Property Owner Faces RCRA Liability for Refusing to Allow Prior Owner to Remediate


Sigel_Gabrielle_COLORBy Phoebe B. Scott

 

On January 21, 2011, the U.S. District Court for the Central District of Illinois held that a current property owner’s refusal to grant a prior owner access for the purpose of remediation could result in the current owner being held liable as a “contributor” under the Resource Conservation and Recovery Act (“RCRA”), 42 U.S.C. § 6972(a)(1)(B). Carlson v. Ameren Corp., No. 10-1230 (C.D. Ill. Jan. 21, 2011).  This section of RCRA allows a private right of action, known as a “citizens suit,” for injunctive relief against any person “who has contributed or who is contributing to the past or present handling, storage, treatment, transportation or disposal of any solid or hazardous waste which may present an imminent and substantial endangerment to health or the environment.”

In 2005, Ethel Carlson bought a Galesburg, Illinois property from Ameren Corp., also known as Illinois Power Company (“Ameren”).  Ethel’s son, Rex Carlson, currently operates an excavating and snow removal business on the property.  Ameren’s predecessors owned the property from 1861 to the mid 1940’s as a manufactured gas plant (“MGP”) site.  The Carlsons allege that the historical disposal of wastes contaminated the soil and groundwater  such that they now pose an imminent and substantial endangerment to persons and property. 

 On July 22, 2010, the Carlsons filed a RCRA suit against Ameren, to which Ameren responded with affirmative defenses and counterclaims.  Those defenses focus on the Carlsons’ alleged refusal to allow Ameren access to the property to remediate the site.  Specifically, for its counterclaim Ameren alleged that the Carlsons themselves were liable under RCRA by “contributing” to the hazardous waste condition on the property.  In addition, as an affirmative defense, Ameren asserted that the Carlsons, for their own financial gain, had refused Ameren access to remediate the property.  The Carlsons moved to dismiss Ameren’s counterclaim and affirmative defense.
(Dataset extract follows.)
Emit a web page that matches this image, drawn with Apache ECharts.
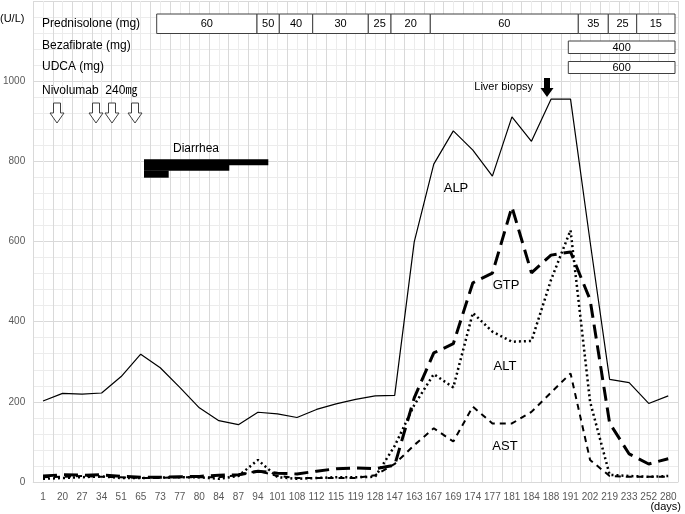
<!DOCTYPE html>
<html>
<head>
<meta charset="utf-8">
<script src="https://cdn.jsdelivr.net/npm/echarts@6/dist/echarts.min.js"></script>
<style>
html,body{margin:0;padding:0;background:#fff;}
#chart{width:685px;height:514px;}
</style>
</head>
<body>
<div id="chart"></div>
<script>
// days of the blood tests
const days = ['1','20','27','34','51','65','73','77','80','84','87','94','101','108','112','115','119','128','147','163','167','169','174','177','181','184','188','191','202','219','233','252','280'];

// U/L values
const alp = [202,221,219,222,263,319,285,236,185,153,143,174,170,161,181,195,206,215,216,599,793,876,828,763,911,850,955,955,600,256,248,196,215];
const gtp = [15,18,17,18,14,12,12,13,14,17,18,27,22,20,27,33,35,33,42,210,322,345,497,521,686,522,566,574,455,147,70,45,58];
const alt = [8,10,12,14,10,10,11,12,12,8,15,55,12,8,10,12,12,13,90,192,269,236,422,375,350,352,504,628,200,18,15,13,15];
const ast = [12,13,15,13,12,10,10,12,12,12,17,28,15,10,10,10,10,17,45,92,134,101,188,146,146,175,223,271,55,15,13,13,13];

// drug doses (mg) for the boxes at the top
const prednisolone = ['60','50','40','30','25','20','60','35','25','15'];
const bezafibrate = '400';
const udca = '600';

// box layout (px), annotation only
const predEdges = [156.7,257,279.3,312.7,368.3,391,430.3,578.3,608.3,636.7,675];
const nivoX = [57,96,112,135];

const FONT = '"Liberation Sans", "Noto Sans CJK JP"';
const chart = echarts.init(document.getElementById('chart'));

function txt(x, y, s, size, align){
  return {type:'text', x:x, y:y, silent:true, z:10,
    style:{text:s, fill:'#000', font:(size||12)+'px '+FONT, align:align||'left', verticalAlign:'middle'}};
}
function box(x1, y1, x2, y2){
  return {type:'rect', silent:true, z:9, shape:{x:x1, y:y1, width:x2-x1, height:y2-y1},
    style:{fill:'#fff', stroke:'#404040', lineWidth:1}};
}

let g = [];
// left labels
g.push(txt(0, 19, '(U/L)', 11));
g.push(txt(42, 24, 'Prednisolone (mg)', 12));
g.push(txt(42, 46, 'Bezafibrate (mg)', 12));
g.push(txt(42, 67, 'UDCA (mg)', 12));
g.push(txt(42, 91, 'Nivolumab  240㎎', 12));

// prednisolone boxes
for (let i = 0; i < prednisolone.length; i++) {
  g.push(box(predEdges[i], 14, predEdges[i+1], 33.5));
  g.push(txt((predEdges[i]+predEdges[i+1])/2, 24, prednisolone[i], 11, 'center'));
}
g.push(box(568.3, 41, 675, 53.5));
g.push(txt(621.6, 47.5, bezafibrate, 11, 'center'));
g.push(box(568.3, 61.5, 675, 73.5));
g.push(txt(621.6, 67.5, udca, 11, 'center'));

// nivolumab arrows
nivoX.forEach(function(cx){
  g.push({type:'polygon', silent:true, z:9,
    shape:{points:[[cx-3.5,103],[cx+3.5,103],[cx+3.5,113],[cx+7,113],[cx,123],[cx-7,113],[cx-3.5,113]]},
    style:{fill:'#fff', stroke:'#404040', lineWidth:1}});
});

// liver biopsy
g.push(txt(533, 87, 'Liver biopsy', 11, 'right'));
g.push({type:'polygon', silent:true, z:9,
  shape:{points:[[544,78],[550,78],[550,88],[553.5,88],[547,97],[540.5,88],[544,88]]},
  style:{fill:'#000'}});

// diarrhea
g.push(txt(196, 149, 'Diarrhea', 12, 'center'));
g.push({type:'rect', silent:true, z:9, shape:{x:144, y:159.3, width:124.3, height:5.9}, style:{fill:'#000'}});
g.push({type:'rect', silent:true, z:9, shape:{x:144, y:165, width:85.3, height:5.8}, style:{fill:'#000'}});
g.push({type:'rect', silent:true, z:9, shape:{x:144, y:170.5, width:24.7, height:7.2}, style:{fill:'#000'}});

// series labels
g.push(txt(456, 188, 'ALP', 13, 'center'));
g.push(txt(506, 285, 'GTP', 13, 'center'));
g.push(txt(505, 366, 'ALT', 13, 'center'));
g.push(txt(505, 446, 'AST', 13, 'center'));
g.push(txt(681, 507, '(days)', 11, 'right'));

function line(name, data, width, type){
  return {name:name, type:'line', data:data, symbol:'none', xAxisIndex:0,
    lineStyle:{color:'#000', width:width, type:type, cap:'butt'}, z:5};
}

const option = {
  animation:false,
  backgroundColor:'#fff',
  grid:{left:25.5, right:7, top:1, bottom:32},
  xAxis:[
    {type:'category', data:days, boundaryGap:true,
     axisLine:{show:true, lineStyle:{color:'#d9d9d9'}}, axisTick:{show:false},
     axisLabel:{interval:0, fontSize:10, color:'#595959', margin:10, fontFamily:'Liberation Sans'},
     splitLine:{show:false}},
    {type:'value', min:-0.5, max:32.5, interval:0.5, position:'top',
     axisLine:{show:false}, axisTick:{show:false}, axisLabel:{show:false},
     splitLine:{show:true, lineStyle:{color:['#d9d9d9','#ececec'], width:1}}}
  ],
  yAxis:{type:'value', min:0, max:1200, interval:40,
    axisLine:{show:false}, axisTick:{show:false},
    axisLabel:{fontSize:10, color:'#595959', margin:8, fontFamily:'Liberation Sans',
      formatter:function(v){ return (v % 200 === 0 && v <= 1000) ? String(v) : ''; }},
    splitLine:{show:true, lineStyle:{color:['#d9d9d9','#ececec','#ececec','#ececec','#ececec'], width:1}}},
  series:[
    line('ALP', alp, 1.2, 'solid'),
    line('GTP', gtp, 3, [14,7]),
    line('ALT', alt, 2.5, [2,3]),
    line('AST', ast, 2, [6,5])
  ],
  graphic:{elements:g}
};
chart.setOption(option);
</script>
</body>
</html>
 The District Court denied the Carlsons’ motions.  On the RCRA counterclaim, the court found that Ameren had adequately pled a reasonable set of facts to support a non-speculative claim of RCRA liability.  Specifically, the Carlsons could be liable because, by refusing Ameren access, the Carlsons are actively permitting hazardous material to further degrade.  Distinguishing a Seventh Circuit case finding that mere knowledge of contaminated property is not sufficient to establish RCRA “contribution” to the hazardous condition, the court found that the Carlsons’ access refusal could be sufficient to establish that “contribution” and, hence, liability.  See Sycamore Indus. Park Assoc. v. Ericsson, Inc., 546 F.3d 847, 854 (7th Cir. 2008).  With respect to the Carlsons’ motion to strike Ameren’s affirmative defense, the court found that, based on yet another Seventh Circuit case, merely impeding access would not be sufficient for an Ameren defense.  See  Albany Bank & Trust Co. v.  Exxon Mobil Corp., 310 F.3d 969, 973(7th Cir. 2002).   However, Ameren also alleged that the Carlsons obstructed the remediation for their own financial advantage, which the court found could be the basis for an affirmative defense.  Thus, in defense of the Carlsons’ claim, Ameren is permitted to assert a RCRA counterclaim and an affirmative defense based on the Carlsons’ alleged denial of access to remediate the property.